> **STORED RECORDS**:

────────────────

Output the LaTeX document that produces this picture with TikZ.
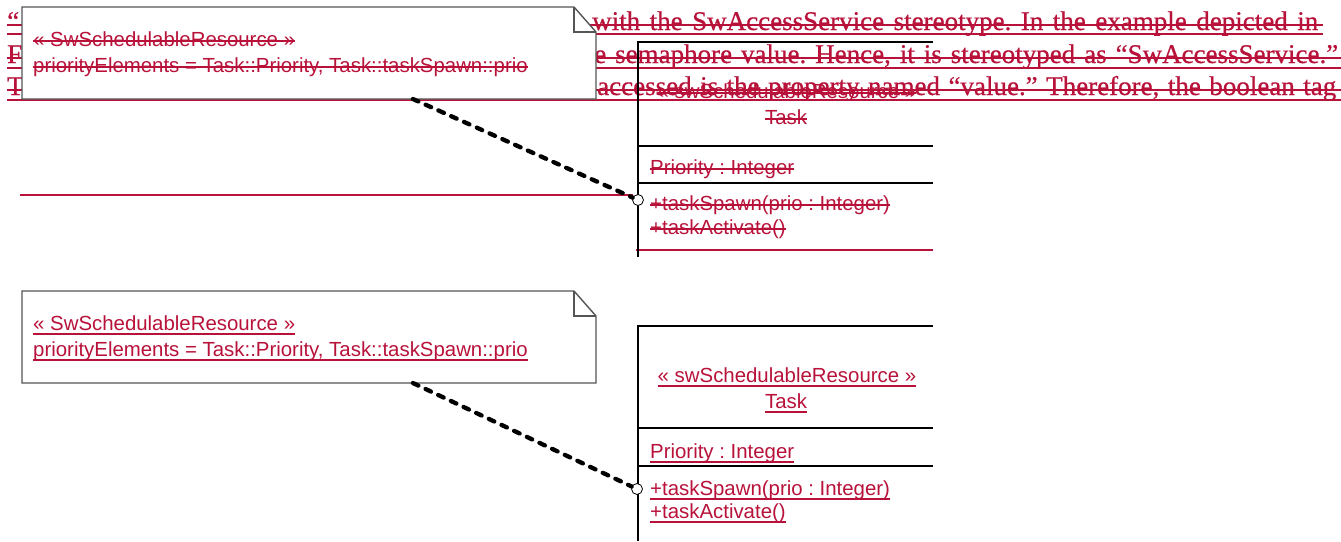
\documentclass[tikz,border=0pt]{standalone}
\usepackage{fontspec}
\setmainfont{Liberation Serif}
\setsansfont{Liberation Sans}
\newfontfamily\parafont[FakeBold=0.6]{Liberation Serif}
\usetikzlibrary{positioning, calc}
\definecolor{changered}{HTML}{B8123A}
\definecolor{noteedge}{HTML}{555555}
\frenchspacing

\begin{document}
\begin{tikzpicture}[
    x=1pt, y=-1pt,
    changeline/.style={draw=changered, line width=2pt},
    paratext/.style={
        font=\parafont\fontsize{27}{27}\selectfont, text=changered,
        inner sep=0pt, anchor=base west,
    },
    umltext/.style={
        font=\sffamily\fontsize{20.4}{24}\selectfont, text=changered,
        inner sep=0pt, anchor=base west,
    },
    deleted/.style={
        umltext,
        append after command={([yshift=5.5pt]\tikzlastnode.base west) edge[changeline] ([yshift=5.5pt]\tikzlastnode.base east)},
    },
    inserted/.style={
        umltext,
        append after command={([yshift=-4pt]\tikzlastnode.base west) edge[changeline] ([yshift=-4pt]\tikzlastnode.base east)},
    },
    classline/.style={draw=black, line width=1.2pt},
    notearea/.style={minimum width=574, minimum height=92, inner sep=0pt, outer sep=0pt, anchor=north west},
    noteline/.style={draw=noteedge, line width=1.4pt},
    connector/.style={draw=black, line width=4.3pt, dash pattern=on 6pt off 8pt, line cap=round},
    port/.style={circle, draw=black, fill=white, line width=0.8pt, minimum size=11pt, inner sep=0pt},
]
\path[use as bounding box, fill=white] (0,0) rectangle (1341,541);

% old paragraph, struck through
\node[paratext] (oldq) at (7,30) {“};
\node[paratext] (oldf) at (7,63) {F};
\node[paratext] (oldt) at (7,95) {T};
\node[paratext] (oldline1) at (592,30) {\makebox[726pt][s]{with the SwAccessService stereotype. In the example depicted in}};
\node[paratext] (oldline2) at (594,63) {\makebox[744pt][s]{e semaphore value. Hence, it is stereotyped as “SwAccessService.”}};
\node[paratext] (oldline3) at (597,95) {\makebox[739pt][s]{accessed is the property named “value.” Therefore, the boolean tag}};
\draw[changeline, line width=2.4pt]
    (7,25) -- (1323,25) (7,34) -- (1323,34)
    (7,58) -- (1341,58) (7,68) -- (1341,68)
    (7,90) -- (1341,90) (7,100) -- (1341,100);
\draw[changeline] (20,195) -- (633,195);
\draw[changeline] (636,250) -- (933,250);

% old class
\draw[classline] (933,42) -- (638,42) -- (638,257);
\draw[classline] (638,146) -- (933,146) (638,183) -- (933,183);
\node[deleted, anchor=base] (oldstereo) at (787,98) {« swSchedulableResource »};
\node[deleted, anchor=base] (oldname) at (786,124) {Task};
\node[deleted] (oldattr) at (650,174) {Priority : Integer};
\node[deleted] (oldspawn) at (650,210) {+taskSpawn(prio : Integer)};
\node[deleted] (oldactivate) at (650,234) {+taskActivate()};

% old note
\node[notearea] (oldnote) at (22,7) {};
\draw[noteline, fill=white] (oldnote.north west) -- ([xshift=-22pt]oldnote.north east)
    -- ([yshift=-25pt]oldnote.north east) -- (oldnote.south east) -- (oldnote.south west) -- cycle;
\draw[noteline] ([xshift=-22pt]oldnote.north east) |- ([yshift=-25pt]oldnote.north east);
\node[deleted] (oldnotest) at ([shift={(11,39)}]oldnote.north west) {« SwSchedulableResource »};
\node[deleted] (oldnoteprio) at ([shift={(0,26)}]oldnotest.base west) {priorityElements = Task::Priority, Task::taskSpawn::prio};

\coordinate (oldfoot) at ($(oldnote.south west)!0.681!(oldnote.south east)$);
\node[port] (oldport) at (638,200) {};
\draw[connector] (oldfoot) -- (oldport);

% new class
\draw[classline] (933,326) -- (638,326) -- (638,541);
\draw[classline] (638,428) -- (933,428) (638,466) -- (933,466);
\node[inserted, anchor=base] (newstereo) at (787,382) {« swSchedulableResource »};
\node[inserted, anchor=base] (newname) at (786,408) {Task};
\node[inserted] (newattr) at (650,458) {Priority : Integer};
\node[inserted] (newspawn) at (650,495) {+taskSpawn(prio : Integer)};
\node[inserted] (newactivate) at (650,518) {+taskActivate()};

% new note
\node[notearea] (newnote) at (22,291) {};
\draw[noteline, fill=white] (newnote.north west) -- ([xshift=-22pt]newnote.north east)
    -- ([yshift=-25pt]newnote.north east) -- (newnote.south east) -- (newnote.south west) -- cycle;
\draw[noteline] ([xshift=-22pt]newnote.north east) |- ([yshift=-25pt]newnote.north east);
\node[inserted] (newnotest) at ([shift={(11,39)}]newnote.north west) {« SwSchedulableResource »};
\node[inserted] (newnoteprio) at ([shift={(0,26)}]newnotest.base west) {priorityElements = Task::Priority, Task::taskSpawn::prio};

\coordinate (newfoot) at ($(newnote.south west)!0.681!(newnote.south east)$);
\node[port] (newport) at (637,489) {};
\draw[connector] (newfoot) -- (newport);

\end{tikzpicture}
\end{document}
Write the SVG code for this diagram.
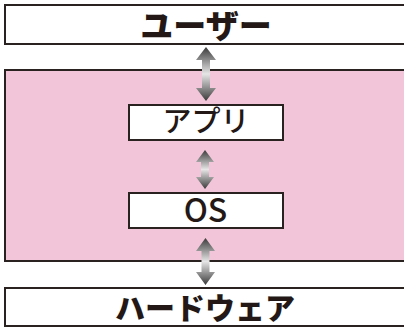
<svg xmlns="http://www.w3.org/2000/svg" width="404" height="327" viewBox="0 0 404 327">
<style>
.box{fill:#ffffff;stroke:#2a2220;stroke-width:2}
.pink{fill:#f2c6d8;stroke:#2a2220;stroke-width:2}
.big{font-family:"Noto Sans CJK JP","Noto Sans",sans-serif;font-weight:900;fill:#231815;text-anchor:middle}
.mid{font-family:"Noto Sans CJK JP","Noto Sans",sans-serif;font-weight:500;fill:#231815;text-anchor:middle}
.arr{fill:url(#g)}
</style>
<defs>
<linearGradient id="g" x1="0" y1="0" x2="0" y2="1">
<stop offset="0" stop-color="#3a3a3a"/>
<stop offset="0.5" stop-color="#e6e6e6"/>
<stop offset="1" stop-color="#3a3a3a"/>
</linearGradient>
</defs>
<g id="os-layer">
<rect class="pink" x="5" y="70" width="420" height="191"/>
</g>
<g id="user">
<rect class="box" x="5" y="5" width="420" height="39"/>
<text class="big" x="206" y="38" font-size="33">ユーザー</text>
</g>
<g id="app">
<rect class="box" x="129" y="105" width="154" height="35"/>
<text class="mid" x="206" y="132" font-size="29">アプリ</text>
</g>
<g id="os">
<rect class="box" x="129" y="193" width="154" height="35"/>
<text class="mid" x="205.5" y="222" font-size="32">OS</text>
</g>
<g id="hardware">
<rect class="box" x="5" y="288" width="420" height="38"/>
<text class="big" x="205" y="318.5" font-size="30">ハードウェア</text>
</g>
<g id="connectors">
<path class="arr" d="M206 47 L216 60 L210 60 L210 88 L216 88 L206 101 L196 88 L202 88 L202 60 L196 60 Z"/>
<path class="arr" d="M205 150 L214 162 L209 162 L209 177 L214 177 L205 189 L196 177 L201 177 L201 162 L196 162 Z"/>
<path class="arr" d="M205.5 238 L215 251 L209.5 251 L209.5 272 L215 272 L205.5 285 L196 272 L201.5 272 L201.5 251 L196 251 Z"/>
</g>
</svg>
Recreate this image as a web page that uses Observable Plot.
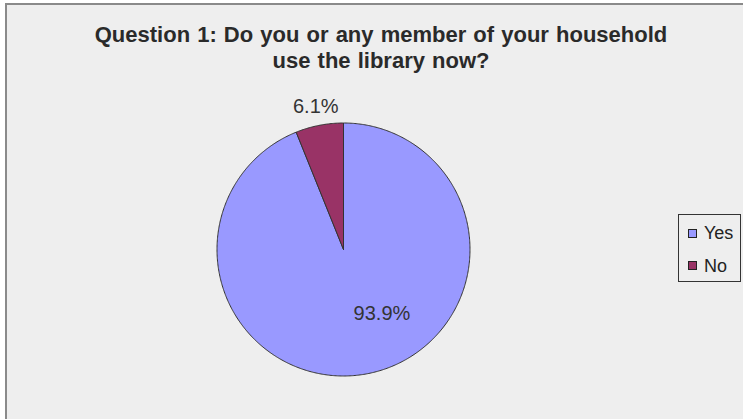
<!DOCTYPE html>
<html><head><meta charset="utf-8">
<script src="https://cdn.jsdelivr.net/npm/d3@7"></script>
<script src="https://cdn.jsdelivr.net/npm/@observablehq/plot@0.6"></script>
<style>
body{margin:0;background:#fff;width:743px;height:419px;overflow:hidden;position:relative;font-family:"Liberation Sans",Arial,sans-serif}
#frame{position:absolute;left:5px;top:3px;width:800px;height:500px;border:2px solid #8a8a8a;background:#eeeeee}
#title{position:absolute;left:0;width:762px;top:22px;text-align:center;font-weight:bold;font-size:22px;line-height:26px;color:#2a2a2a;word-spacing:1px}
#chart{position:absolute;left:0;top:0}
#legend{position:absolute;left:678px;top:214px;width:63px;height:68px;border:1px solid #333;box-sizing:border-box;background:#eee;font-size:18px;color:#222}
.item{position:absolute;left:9px;display:flex;align-items:center;height:20px;line-height:20px}
.sw{width:7px;height:7px;border:1px solid #222;margin-right:7px}
</style></head>
<body>
<div id="frame"></div>
<div id="chart"></div>
<div id="title">Question 1: Do you or any member of your household<br>use the library now?</div>
<div id="legend"></div>
<script>
const categories = ["Yes", "No"];
const values = [93.9, 6.1];
const labels = ["93.9%", "6.1%"];
const colors = ["#9999FF", "#993366"];

const arcs = d3.pie().sort(null).value(d => d)(values);
const poly = [];
arcs.forEach((a, i) => {
  const cat = categories[i];
  poly.push({cat, x: 0, y: 0});
  const n = Math.max(2, Math.ceil((a.endAngle - a.startAngle) / 0.01));
  for (let k = 0; k <= n; k++) {
    const t = a.startAngle + (a.endAngle - a.startAngle) * k / n;
    poly.push({cat, x: Math.sin(t), y: Math.cos(t)});
  }
  poly.push({cat, x: 0, y: 0});
});
// label placement (layout): radius factor and angle offset per slice
const labelLayout = [{r: 0.59, off: -0.35}, {r: 1.15, off: 0}];
const labelData = arcs.map((a, i) => {
  const t = (a.startAngle + a.endAngle) / 2 + labelLayout[i].off;
  return {text: labels[i], x: labelLayout[i].r * Math.sin(t), y: labelLayout[i].r * Math.cos(t)};
});

const chart = Plot.plot({
  width: 743, height: 419,
  marginLeft: 216.5, marginRight: 273.5, marginTop: 122.5, marginBottom: 43.5,
  x: {domain: [-1, 1], axis: null},
  y: {domain: [-1, 1], axis: null},
  color: {domain: categories, range: colors},
  style: {background: "transparent", overflow: "visible"},
  marks: [
    Plot.line(poly, {x: "x", y: "y", z: "cat", fill: "cat", stroke: "#333", strokeWidth: 1, curve: "linear"}),
    Plot.text(labelData, {x: "x", y: "y", text: "text", fontSize: 20, fill: "#333", fontFamily: "Liberation Sans, Arial, sans-serif"})
  ]
});
document.getElementById("chart").appendChild(chart);

const leg = document.getElementById("legend");
categories.forEach((c, i) => {
  const it = document.createElement("div");
  it.className = "item";
  it.style.top = (i === 0 ? 8 : 40.5) + "px";
  it.innerHTML = `<span class="sw" style="background:${colors[i]}"></span><span>${c}</span>`;
  leg.appendChild(it);
});
</script>
</body></html>
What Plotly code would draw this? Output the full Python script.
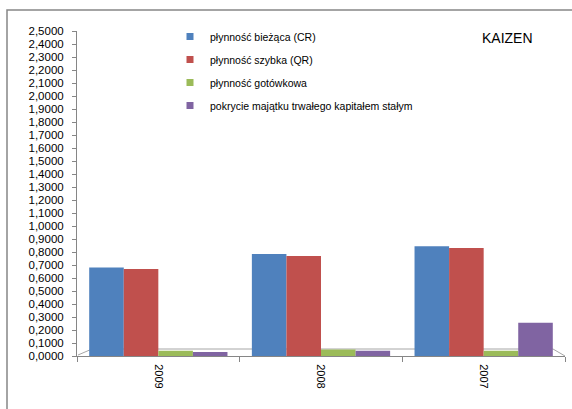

────────────────

> **WRITTEN PROBLEM**: Gather every line from the listing above in which the word "script" appears.

> **SOLUTION**:
<script src="https://cdn.jsdelivr.net/npm/d3@7"></script>
<script src="https://cdn.jsdelivr.net/npm/@observablehq/plot@0.6"></script>
<script>
</script>
What Plotly code would draw this? Output the full Python script.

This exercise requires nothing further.